В народе же в простом, как мы иногда говорим, и не в простом, слово «партия» вызывает ненависть. Может быть, только молодежь, и то определенная ее часть, относится к ней безразлично или с иронией. О комсомоле вообще говорить не будем — это фикция, необходимый принудительный ассортимент, с которым расстаются без мук и переживаний — выбыл автоматически…
Вероятно, для полноты картины надо было бы сказать и о неизлечимой нашей болезни — словоблудии, об инфляции слова, о везде развешанных лозунгах, которые сетчаткой уже не воспринимаются, об издательствах, которые вынуждены сокращать свои планы, т. к. бумага идет на брежневскую болтовню, но тут уж надо писать целую книгу.
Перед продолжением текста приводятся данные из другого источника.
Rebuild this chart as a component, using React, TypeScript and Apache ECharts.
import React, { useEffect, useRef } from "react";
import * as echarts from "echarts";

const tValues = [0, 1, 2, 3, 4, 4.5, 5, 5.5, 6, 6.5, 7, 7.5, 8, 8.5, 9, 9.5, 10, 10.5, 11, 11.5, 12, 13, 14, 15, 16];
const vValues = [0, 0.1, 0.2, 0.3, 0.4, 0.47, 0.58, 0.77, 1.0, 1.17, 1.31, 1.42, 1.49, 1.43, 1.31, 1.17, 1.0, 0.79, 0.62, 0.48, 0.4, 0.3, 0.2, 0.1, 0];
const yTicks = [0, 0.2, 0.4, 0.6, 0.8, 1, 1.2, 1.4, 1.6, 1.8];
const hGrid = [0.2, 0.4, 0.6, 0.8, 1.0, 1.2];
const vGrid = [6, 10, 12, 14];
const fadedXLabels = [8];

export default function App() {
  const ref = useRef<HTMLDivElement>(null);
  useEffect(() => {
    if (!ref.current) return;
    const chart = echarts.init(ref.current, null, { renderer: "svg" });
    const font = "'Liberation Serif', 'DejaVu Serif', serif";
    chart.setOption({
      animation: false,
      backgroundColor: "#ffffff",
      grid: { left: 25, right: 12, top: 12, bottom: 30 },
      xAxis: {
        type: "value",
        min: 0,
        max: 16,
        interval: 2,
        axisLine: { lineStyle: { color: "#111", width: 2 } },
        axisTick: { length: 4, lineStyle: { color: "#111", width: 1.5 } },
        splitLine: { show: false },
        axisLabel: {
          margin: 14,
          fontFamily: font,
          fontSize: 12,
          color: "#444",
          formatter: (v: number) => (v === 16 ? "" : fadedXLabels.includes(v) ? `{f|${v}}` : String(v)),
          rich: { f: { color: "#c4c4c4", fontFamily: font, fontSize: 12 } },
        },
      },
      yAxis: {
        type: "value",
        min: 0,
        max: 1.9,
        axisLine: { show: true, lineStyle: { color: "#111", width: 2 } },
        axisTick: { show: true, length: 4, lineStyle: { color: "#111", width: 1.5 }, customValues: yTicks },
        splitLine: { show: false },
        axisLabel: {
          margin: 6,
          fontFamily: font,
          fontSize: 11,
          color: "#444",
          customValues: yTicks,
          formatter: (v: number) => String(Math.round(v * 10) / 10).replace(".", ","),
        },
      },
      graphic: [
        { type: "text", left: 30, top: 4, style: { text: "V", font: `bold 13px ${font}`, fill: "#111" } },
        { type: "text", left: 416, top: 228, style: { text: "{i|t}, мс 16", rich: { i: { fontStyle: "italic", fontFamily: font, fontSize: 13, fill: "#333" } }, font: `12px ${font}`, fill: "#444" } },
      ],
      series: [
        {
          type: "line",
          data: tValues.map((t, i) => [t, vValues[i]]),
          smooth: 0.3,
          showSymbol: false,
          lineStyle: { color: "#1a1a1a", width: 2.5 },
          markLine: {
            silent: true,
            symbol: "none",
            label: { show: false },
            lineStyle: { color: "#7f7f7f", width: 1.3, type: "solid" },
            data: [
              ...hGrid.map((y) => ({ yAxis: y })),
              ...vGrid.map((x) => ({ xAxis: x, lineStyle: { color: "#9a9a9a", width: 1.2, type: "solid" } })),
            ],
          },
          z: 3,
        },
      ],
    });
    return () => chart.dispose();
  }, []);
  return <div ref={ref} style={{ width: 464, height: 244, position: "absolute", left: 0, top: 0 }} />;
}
Был, кажется, в Австрии, до оккупации, естественно, опубликован труд известного ученого Клемберера «Lingua Tercia Imperia» — «Язык третьего рейха». Вот надо было бы, чтоб и у нас нашелся такой Клемберер. Книга была б нарасхват. Впрочем, передовицы в «Правде» лучше и короче не стали бы.
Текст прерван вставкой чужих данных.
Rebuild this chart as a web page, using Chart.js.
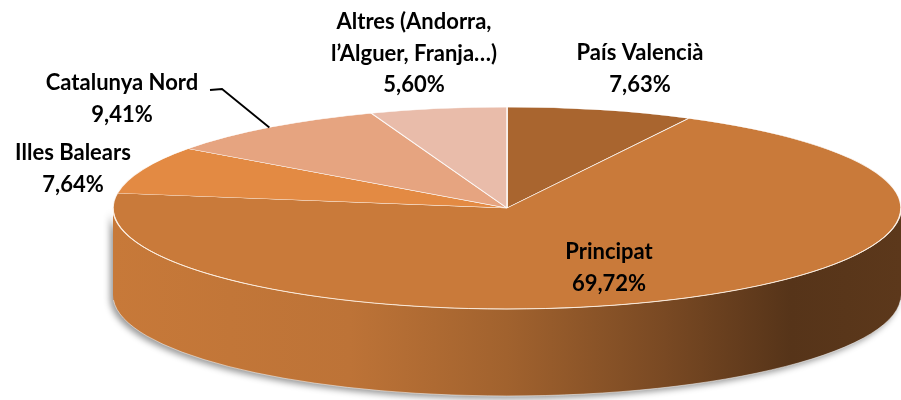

Вот в кратчайшем, наикратчайшем изложении сущность этой «самой поэтичной в мире» партии.
И тут же я слышу вопрос — но ты-то, ты, очевидно, все это знавший и раньше, тебе ж было уже тридцать два года, как ты-то мог вступить в эту «самую поэтичную»?
Я этого уже касался, могу развить. Я никогда не был политиком. До войны были свои увлечения — архитектура (мечтал получить первую премию на каком-нибудь всесоюзном конкурсе), театр (сыграть Хлестакова, о котором Станиславский сказал после того, как я ему показал отрывок из «Ревизора»: «Да, конечно, вы с вашим Хлестаковым можете выступить в любом театре…», а потом расчихвостил, но за первую фразу я крепко уцепился на всю мою недолгую актерскую жизнь), Днепр (мы были не худшими гребцами и пловцами киевского пляжа тех лет), всякие Военно-Осетинские и Военно-Сухумские дороги с рюкзаками на спине, ну и, само собой разумеется, сидение в обнимку в кустах на днепровских откосах. А жизнь страны шла своим чередом. Трудноперевариваемая смесь съездов, челюскинцев, арестов, перелетов через Северный полюс, процессов, «Юности Максима», войны в Испании, утесовской «И тот, кто с песней по жизни шагает», папанинцев, очередей за маслом, советского павильона на Парижской выставке с мухинской, всех тогда покорившей скульптурой, хасанских событий (первая и, в общем, выигранная война), моих переживаний с Вронским, которого я «воплощал» на клубных сценах Немирова и Гайворона, хлебных карточек, восхождения на Эльбрус с другом моей юности Локштановым (а через без малого сорок лет выяснилось, что нам и говорить-то не о чем), Гитлера и всего сопряженного с ним, позорной финской кампании (Бог ты мой, третий месяц топчемся на одном месте, в городе половина школ превращена в госпитали — это было в Вятке, тогдашнем Кирове) и, наконец, война, на этот раз настоящая…
Первую зиму я провел командиром взвода запасного саперного батальона в крохотной деревушке Пигуча на берегу Волги севернее Сталинграда. Туда мы пришли пешком из-под Ростова и остались на всю зиму. Учили солдат тому, чего и сами не знали. Настоящий тол и взрыватель я впервые увидел уже в Сталинграде, через год. На весь батальон (а в нем было около тысячи человек) была одна боевая винтовка. На стрельбах (за всю зиму) каждому бойцу полагалось по одному патрону. Окопы (предмет этот у нас назывался «Укрепления и фортификация») в насквозь промерзшем грунте копали деревенскими лопатами. Из восьми учебных часов четыре, а то и шесть, полагалось проводить на воздухе — взвод в наступлении, в разведке, в охранении, эти самые фортификации. Морозы были сорокаградусные, а так как белья у солдат не было, я забирал у хозяйки (она была почтальоном) все газеты, и бойцы заворачивали в них свои чресла.